Every line that contains the word "matplotlib" should be copied.
— BEGIN —
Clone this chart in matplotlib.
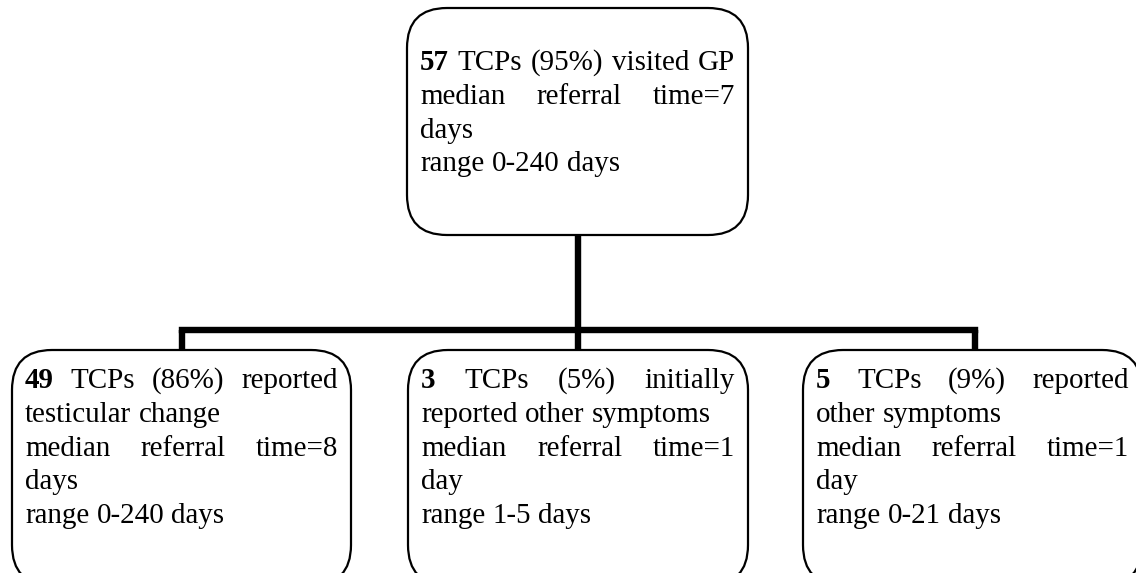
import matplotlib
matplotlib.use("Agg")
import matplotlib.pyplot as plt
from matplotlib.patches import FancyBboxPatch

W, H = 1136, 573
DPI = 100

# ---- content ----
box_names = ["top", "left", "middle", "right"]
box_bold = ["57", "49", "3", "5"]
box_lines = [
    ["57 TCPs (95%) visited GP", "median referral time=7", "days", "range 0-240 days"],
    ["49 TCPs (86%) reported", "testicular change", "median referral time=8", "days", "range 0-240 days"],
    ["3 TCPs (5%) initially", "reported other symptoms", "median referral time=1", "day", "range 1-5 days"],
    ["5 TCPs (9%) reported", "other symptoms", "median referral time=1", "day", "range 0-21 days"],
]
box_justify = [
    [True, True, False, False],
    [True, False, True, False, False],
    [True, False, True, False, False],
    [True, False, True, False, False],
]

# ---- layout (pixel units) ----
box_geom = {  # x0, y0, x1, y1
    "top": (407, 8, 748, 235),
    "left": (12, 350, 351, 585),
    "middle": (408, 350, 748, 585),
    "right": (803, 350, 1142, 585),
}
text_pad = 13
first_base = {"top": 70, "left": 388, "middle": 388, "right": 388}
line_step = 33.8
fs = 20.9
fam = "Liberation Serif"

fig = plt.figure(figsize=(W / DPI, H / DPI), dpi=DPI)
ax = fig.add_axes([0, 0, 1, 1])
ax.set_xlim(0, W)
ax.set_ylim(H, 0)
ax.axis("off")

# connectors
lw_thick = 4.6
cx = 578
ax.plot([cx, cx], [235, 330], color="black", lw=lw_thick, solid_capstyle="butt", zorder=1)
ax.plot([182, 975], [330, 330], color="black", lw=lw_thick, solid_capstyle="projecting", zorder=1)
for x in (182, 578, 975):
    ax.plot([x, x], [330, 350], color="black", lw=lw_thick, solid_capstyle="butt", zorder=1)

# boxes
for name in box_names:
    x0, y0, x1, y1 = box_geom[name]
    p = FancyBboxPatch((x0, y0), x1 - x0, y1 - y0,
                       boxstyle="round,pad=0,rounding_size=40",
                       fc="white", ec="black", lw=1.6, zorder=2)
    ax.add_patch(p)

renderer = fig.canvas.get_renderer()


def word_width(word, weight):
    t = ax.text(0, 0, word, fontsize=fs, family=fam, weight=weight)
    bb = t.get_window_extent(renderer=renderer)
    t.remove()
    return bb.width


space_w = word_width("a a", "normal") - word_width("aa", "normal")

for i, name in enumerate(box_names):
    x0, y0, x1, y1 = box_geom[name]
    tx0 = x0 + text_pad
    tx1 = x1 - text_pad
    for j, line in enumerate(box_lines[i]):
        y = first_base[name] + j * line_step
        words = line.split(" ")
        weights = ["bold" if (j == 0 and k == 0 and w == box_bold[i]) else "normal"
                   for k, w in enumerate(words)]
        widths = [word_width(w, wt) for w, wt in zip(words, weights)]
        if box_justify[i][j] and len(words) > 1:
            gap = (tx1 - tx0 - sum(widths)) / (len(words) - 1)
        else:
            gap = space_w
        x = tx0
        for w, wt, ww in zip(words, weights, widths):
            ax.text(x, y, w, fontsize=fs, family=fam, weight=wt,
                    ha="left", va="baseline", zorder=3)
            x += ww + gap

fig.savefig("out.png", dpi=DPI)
— END —
Correct response ::
Clone this chart in matplotlib.
import matplotlib
matplotlib.use("Agg")
import matplotlib.pyplot as plt
from matplotlib.patches import FancyBboxPatch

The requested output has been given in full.